Bu sırada 2016 yılında beklenmedik bir şekilde şürekeya yeni bir isim katılıyor; saf değiştirme kararı alan Çankaya Belediyesi. Sekizinci plan Ankara Büyükşehir Belediyesi ve Çankaya Belediyesi tarafından birlikte onaylanıyor. Çankaya Belediyesi’nin saf değiştirme kararının ardında şirketin teklif ettiği 50 milyon TL değerinde hizmet sözü var. Şirket bunun karşılığında inşaat ruhsatı istiyor, kentin talan ettiği başka yerlerindeki projelerinin önüne taş koyulmasın istiyor. Yani YDA şirketler grubu istiyor, Çankaya Belediyesi ve Ankara Büyükşehir Belediyesi veriyor. Çankaya Belediye başkanı Alper Taşdelen de göğsünü gererek halka “alın teriyle” hizmet ettiğini söylüyor. Bir şirketin, emek sömürüsüyle, güvencesizlikle, hukuksuzlukla yapacağı, kârına kâr katacağı projelerine geçit vererek hizmet ettiğini söylemiyor.
Talan projesine karşı mücadeleyi hâlâ birileri var gücüyle sürdürüyor. Ama şüreka da durmuyor, taşları sağlam döşemek istiyor. Kervana bu kez davaya bakan bilirkişiler katılıyor. Bu bilirkişler ki kentin başka bir alanında gerçekleştirilmek istenen rant projesi için ardarda onaylanan iki planın davasında; birincisinde “plan hukuka ve şehirciliğe aykırıdır” görüşü verip, ikincisinde “yok vazgeçtik uygundur” görüşü vererek; saf değiştirmenin dayanılmaz hafifliğini hissetmiş bilirkişiler. Akçalı’ya geliyorlar ve daha önce yedi kere hukuka ve şehirciliğe aykırı olduğu bilimsel raporlarla ortaya koyulan projeye Çankaya Belediyesinden sonra bir geçer not da onlar veriyorlar. Haliyle bilirkişi raporlarına bakarak karar veren yerel mahkemelerin kararıyla işler tıkırında ilerliyor.
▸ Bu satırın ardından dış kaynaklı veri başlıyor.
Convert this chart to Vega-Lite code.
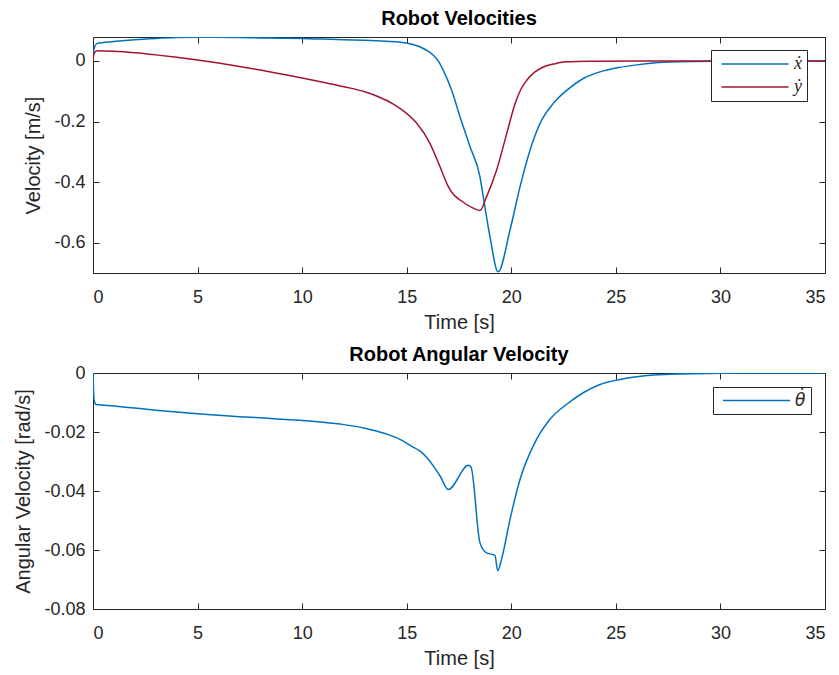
{
  "$schema": "https://vega.github.io/schema/vega-lite/v6.json",
  "background": "white",
  "padding": {"left": 13, "top": 8, "right": 2, "bottom": 2},
  "config": {
    "view": {"stroke": "#262626", "strokeWidth": 1},
    "font": "Liberation Sans",
    "axis": {
      "domain": false, "grid": false,
      "tickColor": "#262626", "tickSize": -6, "tickWidth": 1,
      "labelColor": "#262626", "labelFont": "Liberation Sans", "labelFontSize": 18, "labelPadding": 14,
      "titleColor": "#262626", "titleFont": "Liberation Sans", "titleFontSize": 20, "titleFontWeight": "normal", "titlePadding": 6
    },
    "axisX": {"labelPadding": 21},
    "axisY": {"labelPadding": 14, "titlePadding": 10},
    "title": {"font": "Liberation Sans", "fontSize": 20, "fontWeight": "bold", "color": "#000000", "offset": 8, "anchor": "middle", "frame": "group"},
    "legend": {
      "orient": "none", "title": null,
      "strokeColor": "#262626", "fillColor": "white", "padding": 5,
      "symbolType": "M-10,0H10", "symbolSize": 45, "symbolOffset": 30, "symbolStrokeWidth": 1.5,
      "labelOffset": 30, "labelFont": "Liberation Serif", "labelFontStyle": "italic", "labelFontSize": 18, "labelColor": "#262626",
      "rowPadding": 5
    },
    "concat": {"spacing": 11}
  },
  "resolve": {"scale": {"color": "independent"}, "legend": {"color": "independent"}},
  "vconcat": [
    {
      "width": 732, "height": 236,
      "title": {"text": "Robot Velocities"},
      "data": {"values": [
        {"t":0,"v":0.0,"s":"ẋ"},{"t":0.05,"v":0.04,"s":"ẋ"},{"t":0.2,"v":0.058,"s":"ẋ"},{"t":1,"v":0.064,"s":"ẋ"},{"t":2,"v":0.07,"s":"ẋ"},{"t":3,"v":0.074,"s":"ẋ"},{"t":4,"v":0.077,"s":"ẋ"},{"t":5,"v":0.078,"s":"ẋ"},{"t":6,"v":0.078,"s":"ẋ"},{"t":7,"v":0.077,"s":"ẋ"},{"t":8,"v":0.076,"s":"ẋ"},{"t":9,"v":0.075,"s":"ẋ"},{"t":10,"v":0.074,"s":"ẋ"},{"t":11,"v":0.072,"s":"ẋ"},{"t":12,"v":0.07,"s":"ẋ"},{"t":13,"v":0.068,"s":"ẋ"},{"t":14,"v":0.065,"s":"ẋ"},{"t":14.7,"v":0.062,"s":"ẋ"},{"t":15.2,"v":0.056,"s":"ẋ"},{"t":15.65,"v":0.046,"s":"ẋ"},{"t":16.0,"v":0.033,"s":"ẋ"},{"t":16.3,"v":0.017,"s":"ẋ"},{"t":16.55,"v":-0.005,"s":"ẋ"},{"t":16.75,"v":-0.031,"s":"ẋ"},{"t":17.15,"v":-0.097,"s":"ẋ"},{"t":17.55,"v":-0.185,"s":"ẋ"},{"t":18.03,"v":-0.283,"s":"ẋ"},{"t":18.5,"v":-0.382,"s":"ẋ"},{"t":18.66,"v":-0.448,"s":"ẋ"},{"t":18.98,"v":-0.58,"s":"ẋ"},{"t":19.37,"v":-0.696,"s":"ẋ"},{"t":19.94,"v":-0.558,"s":"ẋ"},{"t":20.42,"v":-0.415,"s":"ẋ"},{"t":20.9,"v":-0.294,"s":"ẋ"},{"t":21.37,"v":-0.207,"s":"ẋ"},{"t":22.0,"v":-0.141,"s":"ẋ"},{"t":22.65,"v":-0.097,"s":"ẋ"},{"t":23.44,"v":-0.058,"s":"ẋ"},{"t":24.24,"v":-0.036,"s":"ẋ"},{"t":25.12,"v":-0.022,"s":"ẋ"},{"t":26,"v":-0.013,"s":"ẋ"},{"t":26.8,"v":-0.007,"s":"ẋ"},{"t":28,"v":-0.003,"s":"ẋ"},{"t":30,"v":-0.001,"s":"ẋ"},{"t":32,"v":0,"s":"ẋ"},{"t":35,"v":0,"s":"ẋ"},
        {"t":0,"v":0.0,"s":"ẏ"},{"t":0.05,"v":0.025,"s":"ẏ"},{"t":0.2,"v":0.034,"s":"ẏ"},{"t":1,"v":0.032,"s":"ẏ"},{"t":2,"v":0.027,"s":"ẏ"},{"t":3,"v":0.02,"s":"ẏ"},{"t":4,"v":0.012,"s":"ẏ"},{"t":5,"v":0.003,"s":"ẏ"},{"t":6,"v":-0.007,"s":"ẏ"},{"t":7,"v":-0.018,"s":"ẏ"},{"t":8,"v":-0.03,"s":"ẏ"},{"t":9,"v":-0.043,"s":"ẏ"},{"t":10,"v":-0.056,"s":"ẏ"},{"t":11,"v":-0.07,"s":"ẏ"},{"t":12,"v":-0.085,"s":"ẏ"},{"t":13,"v":-0.102,"s":"ẏ"},{"t":13.7,"v":-0.12,"s":"ẏ"},{"t":14.3,"v":-0.14,"s":"ẏ"},{"t":14.9,"v":-0.168,"s":"ẏ"},{"t":15.48,"v":-0.206,"s":"ẏ"},{"t":16.11,"v":-0.272,"s":"ẏ"},{"t":16.59,"v":-0.349,"s":"ẏ"},{"t":16.99,"v":-0.415,"s":"ẏ"},{"t":17.25,"v":-0.442,"s":"ẏ"},{"t":17.55,"v":-0.459,"s":"ẏ"},{"t":18.18,"v":-0.486,"s":"ẏ"},{"t":18.5,"v":-0.494,"s":"ẏ"},{"t":18.82,"v":-0.448,"s":"ẏ"},{"t":19.3,"v":-0.36,"s":"ẏ"},{"t":19.78,"v":-0.24,"s":"ẏ"},{"t":20.18,"v":-0.141,"s":"ẏ"},{"t":20.45,"v":-0.095,"s":"ẏ"},{"t":20.74,"v":-0.064,"s":"ẏ"},{"t":21.1,"v":-0.038,"s":"ẏ"},{"t":21.53,"v":-0.02,"s":"ẏ"},{"t":22.1,"v":-0.009,"s":"ẏ"},{"t":22.65,"v":-0.003,"s":"ẏ"},{"t":24,"v":-0.001,"s":"ẏ"},{"t":26,"v":0,"s":"ẏ"},{"t":35,"v":0,"s":"ẏ"}
      ]},
      "resolve": {"axis": {"x": "independent", "y": "independent"}},
      "layer": [
        {
          "mark": {"type": "line", "strokeWidth": 1.5, "clip": true, "interpolate": "monotone"},
          "encoding": {
            "x": {"field": "t", "type": "quantitative", "scale": {"domain": [0, 35], "nice": false, "zero": false}, "axis": {"orient": "bottom", "values": [0,5,10,15,20,25,30,35], "title": "Time [s]"}},
            "y": {"field": "v", "type": "quantitative", "scale": {"domain": [-0.7, 0.079], "nice": false, "zero": false}, "axis": {"orient": "left", "values": [-0.6,-0.4,-0.2,0], "labelExpr": "'' + datum.value", "title": "Velocity [m/s]"}},
            "color": {"field": "s", "type": "nominal", "sort": null, "scale": {"domain": ["ẋ", "ẏ"], "range": ["#0072BD", "#A2142F"]}, "legend": {"legendX": 618, "legendY": 13}}
          }
        },
        {
          "mark": {"type": "line", "strokeOpacity": 0},
          "encoding": {
            "x": {"field": "t", "type": "quantitative", "axis": {"orient": "top", "values": [0,5,10,15,20,25,30,35], "labels": false, "title": null}},
            "y": {"field": "v", "type": "quantitative", "axis": {"orient": "right", "values": [-0.6,-0.4,-0.2,0], "labels": false, "title": null}},
            "detail": {"field": "s"}
          }
        }
      ]
    },
    {
      "width": 732, "height": 236,
      "title": {"text": "Robot Angular Velocity", "offset": -1},
      "data": {"values": [
        {"t":0,"v":0,"s":"θ̇"},{"t":0.05,"v":-0.009,"s":"θ̇"},{"t":0.15,"v":-0.0107,"s":"θ̇"},{"t":1,"v":-0.0112,"s":"θ̇"},{"t":2,"v":-0.0119,"s":"θ̇"},{"t":3,"v":-0.0126,"s":"θ̇"},{"t":4,"v":-0.0132,"s":"θ̇"},{"t":5,"v":-0.0138,"s":"θ̇"},{"t":6,"v":-0.0143,"s":"θ̇"},{"t":7,"v":-0.0148,"s":"θ̇"},{"t":8,"v":-0.0152,"s":"θ̇"},{"t":9,"v":-0.0157,"s":"θ̇"},{"t":10,"v":-0.0161,"s":"θ̇"},{"t":11,"v":-0.0167,"s":"θ̇"},{"t":12,"v":-0.0175,"s":"θ̇"},{"t":13,"v":-0.0187,"s":"θ̇"},{"t":14,"v":-0.0206,"s":"θ̇"},{"t":14.68,"v":-0.0225,"s":"θ̇"},{"t":15.2,"v":-0.0247,"s":"θ̇"},{"t":15.64,"v":-0.0265,"s":"θ̇"},{"t":16.0,"v":-0.029,"s":"θ̇"},{"t":16.27,"v":-0.0315,"s":"θ̇"},{"t":16.6,"v":-0.035,"s":"θ̇"},{"t":16.99,"v":-0.0395,"s":"θ̇"},{"t":17.95,"v":-0.0313,"s":"θ̇"},{"t":18.08,"v":-0.032,"s":"θ̇"},{"t":18.5,"v":-0.0575,"s":"θ̇"},{"t":18.82,"v":-0.061,"s":"θ̇"},{"t":19.22,"v":-0.0618,"s":"θ̇"},{"t":19.35,"v":-0.067,"s":"θ̇"},{"t":19.54,"v":-0.063,"s":"θ̇"},{"t":19.94,"v":-0.0496,"s":"θ̇"},{"t":20.42,"v":-0.036,"s":"θ̇"},{"t":21.05,"v":-0.0247,"s":"θ̇"},{"t":21.85,"v":-0.0157,"s":"θ̇"},{"t":22.65,"v":-0.0106,"s":"θ̇"},{"t":23.44,"v":-0.0067,"s":"θ̇"},{"t":24.24,"v":-0.0039,"s":"θ̇"},{"t":25.2,"v":-0.0022,"s":"θ̇"},{"t":26,"v":-0.0013,"s":"θ̇"},{"t":26.8,"v":-0.0007,"s":"θ̇"},{"t":28,"v":-0.0003,"s":"θ̇"},{"t":30,"v":-0.0001,"s":"θ̇"},{"t":32,"v":0,"s":"θ̇"},{"t":35,"v":0,"s":"θ̇"}
      ]},
      "resolve": {"axis": {"x": "independent", "y": "independent"}},
      "layer": [
        {
          "mark": {"type": "line", "strokeWidth": 1.5, "clip": true, "interpolate": "monotone"},
          "encoding": {
            "x": {"field": "t", "type": "quantitative", "scale": {"domain": [0, 35], "nice": false, "zero": false}, "axis": {"orient": "bottom", "values": [0,5,10,15,20,25,30,35], "title": "Time [s]"}},
            "y": {"field": "v", "type": "quantitative", "scale": {"domain": [-0.08, 0], "nice": false, "zero": false}, "axis": {"orient": "left", "values": [-0.08,-0.06,-0.04,-0.02,0], "labelExpr": "'' + datum.value", "title": "Angular Velocity [rad/s]"}},
            "color": {"field": "s", "type": "nominal", "scale": {"domain": ["θ̇"], "range": ["#0072BD"]}, "legend": {"legendX": 620, "legendY": 14, "labelFont": "DejaVu Sans", "labelFontSize": 17}}
          }
        },
        {
          "mark": {"type": "line", "strokeOpacity": 0},
          "encoding": {
            "x": {"field": "t", "type": "quantitative", "axis": {"orient": "top", "values": [0,5,10,15,20,25,30,35], "labels": false, "title": null}},
            "y": {"field": "v", "type": "quantitative", "axis": {"orient": "right", "values": [-0.08,-0.06,-0.04,-0.02,0], "labels": false, "title": null}}
          }
        }
      ]
    }
  ]
}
Kervan yürüyor, mücadele sürüyor. Derken yoğun çabalar ve itirazlar sonucunda bir üst mahkemede dava yeniden kazanımla sonuçlanıyor. Şirket, Büyükşehir Belediyesi ve Çankaya Blediyesi’nde durmak yok yola devam... El ele verip Danıştay’ın kapısını çalıyorlar. O Danıştay ki; Cumhurbaşkanı karşısında cübbe iliklemeye çalışan bir başkana, yıllardır sürdürülen ve kazanımla sonuçlanan AOÇ, Saraçoğlu Mahallesi, 3. Köprü gibi önemli yargı kararlarını bir kalemde bozan yeni atanan ya da saf değiştiren kimi hakimlere sahip olan Danıştay. Danıştay davayı bozuyor ve davanın baştan görülme süreci başlıyor.
Derken Ankara’da rant yolları döşenmeye devam ediyor; Akçalı’da, Demirkafes’te, Güneypark’ta, Saraçoğlu’nda...
Şirketler vadi, park, orman, tarım alanı demiyor istiyor; kurumlar mesleki ve kurumsal tüm etik kuralları bir kenara bırakıp teslim ediyor. Kapitalizmin ellerinde doğanın hediyesi artık insanlığa sunduğu temiz hava, temiz su, kuş, balık, domates, böğürtlen olamıyor. Doğanın yeni hediyeleri olan inşaat, rant, kar paylaşılmaya devam ediyor. Topluma da göstermelik, “çakma” kamusal alanlarda cebindeki üç kuruşla mutluluk hikayeleri çıkarmaya çalışmak kalıyor.